Quadcopter or Quadrotor: More formally called the quad-rotor helicopter, this kind of machine is best known in the form of those little camera-toting drones. Full-size quadcopters with human pilots on board can trace their roots back to around 1907. Regular single rotor helicopters have two basic problems: they want to spin around, and they want to tip over when they go forwards. The first comes from torque, and can be corrected with a tail rotor. The second comes from the advancing blade producing more lift than the retreating blade, and fancy moving parts offset this by varying the angle of the blade as it swings. Both problems go away if you use four rotors and rotate two of them in the opposite direction. I’d call it an elegant solution, but the machines usually look pretty ungainly. The Achilles’ heel of this design is the need to keep all four rotors precisely powered; a loss of lift in one corner would be disastrous.
Tech Level: Once again, the need for lightweight engines puts us at twentieth-century levels. Dieselpunk it is, with one magnificent exception: the Atlas Human-Powered Helicopter that took the AHS Sikorsky Prize was a quadcopter. It had four featherweight rotors the size of glider wings that turned very slowly. My favourite factoid about it? After the incredibly athletic pilot secured the prize with a flight of just over one minute, even his nerdiest teammates were able to get it airborne for a few seconds each.
Appeared In: Drawing a blank here.

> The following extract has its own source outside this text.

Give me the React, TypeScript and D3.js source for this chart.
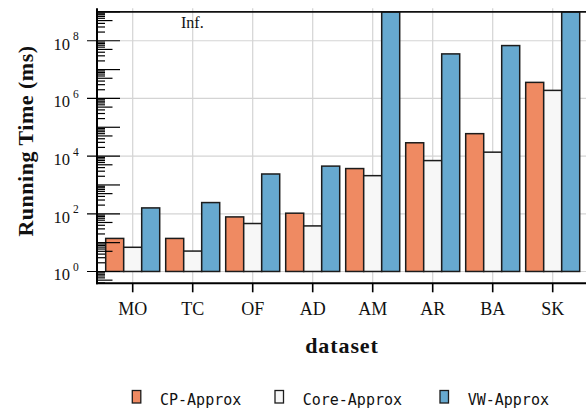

I thought I might find a quadcopter in my anime collection, because some of those artists like crazy aircraft as much as I do, but no such luck.
For Your Plot: One of those pizza-sized drones equipped with a tiny seat would be the perfect vehicle for Stuart Little. As for human-sized quadrotors, the machine has essentially the same strengths and weaknesses as a normal helicopter, so apart from a geek-chic vibe, I don’t know what it brings to your story.